Of course, this and other pieces are created with much trial and error, based predominantly on ardent observation and simple experimental techniques. This is a crucial point because while her work often appears to reveal alternate worlds, this is absolutely not the case. Dekyndt’s approach is to frame existing processes and conditions; her concern is one of investigation and not illusion or escape. Although in her pieces time seems to slow down and take on material qualities, while space seems to expand or contract at will, it is by exploring common processes that she discovers a sense of the fantastic in the phenomenal. In »discreet piece«, a single lamp in a dark space illuminates ever-present dust particles that are filmed in real time and projected in the same space. The result is a dreamy, star-like projection that implicates the viewer in a surprising epistemological debate.

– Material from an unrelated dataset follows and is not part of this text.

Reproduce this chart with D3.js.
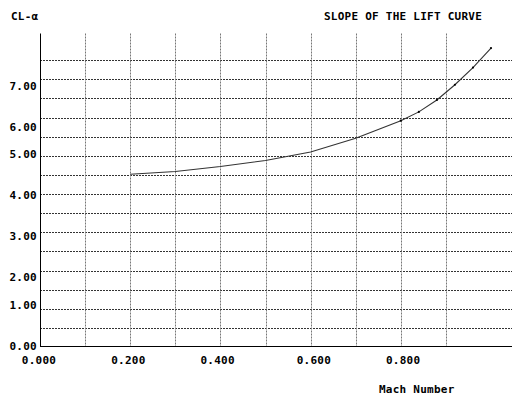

By focusing on the sculptural and painterly qualities of the mundane using time-based processes that activate change and decay, Dekyndt brings traditional formal concerns of artistic autonomy »down to earth«. The consequences are profound, focusing on questions of knowledge, perception, and reality by engaging the fascination and empathy of the viewer rather than »objective« analysis. If her minimal style, that isolates materials subjected to chemical and physical transformations, begs comparison to scientific procedures, her aim is thoroughly »subjective«, orientated not to results but towards mysterious occurrence. In her work, objects come alive in a way that breaks down typical subject-
object debates. And while primary categories of being are questioned, perception itself is problematized in works such as »myodesopsies (before life)«, which examines the phenomenon of minute particles of dust that float in the eyes and prevent the apprehension of a totally white surface. In the photographic series, living, empty hotel rooms are pictured from the uncanny vantage of the ever-present television set. By examining both observational imperfections and the material anomalies in the daily lives of objects, Dekyndt conceives of a »universal« sense of subjectivity, suggesting an alchemical and unstable sense of consciousness that is continually displaced and transformed.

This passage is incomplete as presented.